Seminar: Akram Youssry, UTS QSI

Presenter: Akram Youssry, UTS Centre for Quantum Software and Information

Title: Modeling and Control of a Reconfigurable Photonic Circuit using Deep Learning   

Abstract:
The complexity of experimental quantum information processing devices is increasing rapidly, requiring new approaches to control them. In this work, we address the problems of practically modeling and controlling an integrated optical waveguide array chip—a technology expected to have many applications in telecommunications and optical quantum information processing. This photonic circuit can be electrically reconfigured, but only the output optical signal can be monitored. As a result, the conventional control methods cannot be naively applied. Characterizing such a chip is challenging for a number of reasons. We have developed a deep neural network approach to solve these problems. The architecture is designed specifically to overcome the challenges using a Gated Recurrent Unit (GRU)-based network as the central component. The Hamiltonian is estimated as a blackbox, while the rules of quantum mechanics such as state evolution is embedded in the structure as a whitebox.
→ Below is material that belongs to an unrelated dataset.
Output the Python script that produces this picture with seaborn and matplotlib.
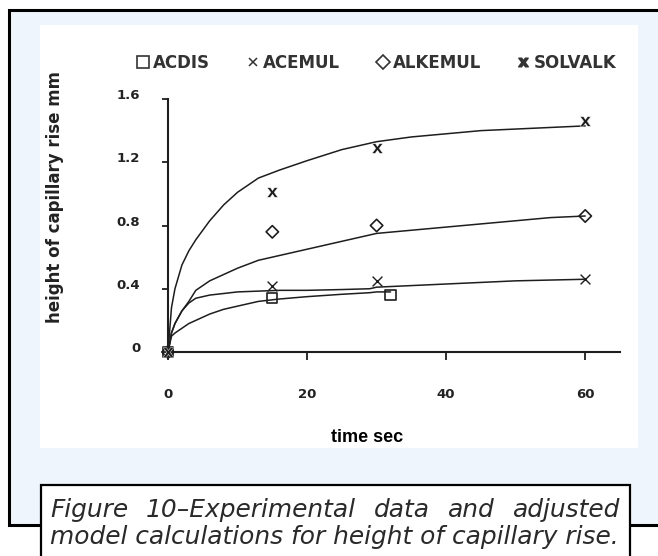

The resulting overall graybox model of the chip shows good performance both quantitatively in terms of the mean square error and qualitatively in terms of the shape of the predicted waveforms. We use this neural network to solve a classical and a quantum control problem. In the classical application we find a control sequence to approximately realize a time-dependent output power distribution. For the quantum application we obtain the control voltages to realize a target set of quantum gates. The method we propose is generic and can be applied to other systems that can only be probed indirectly.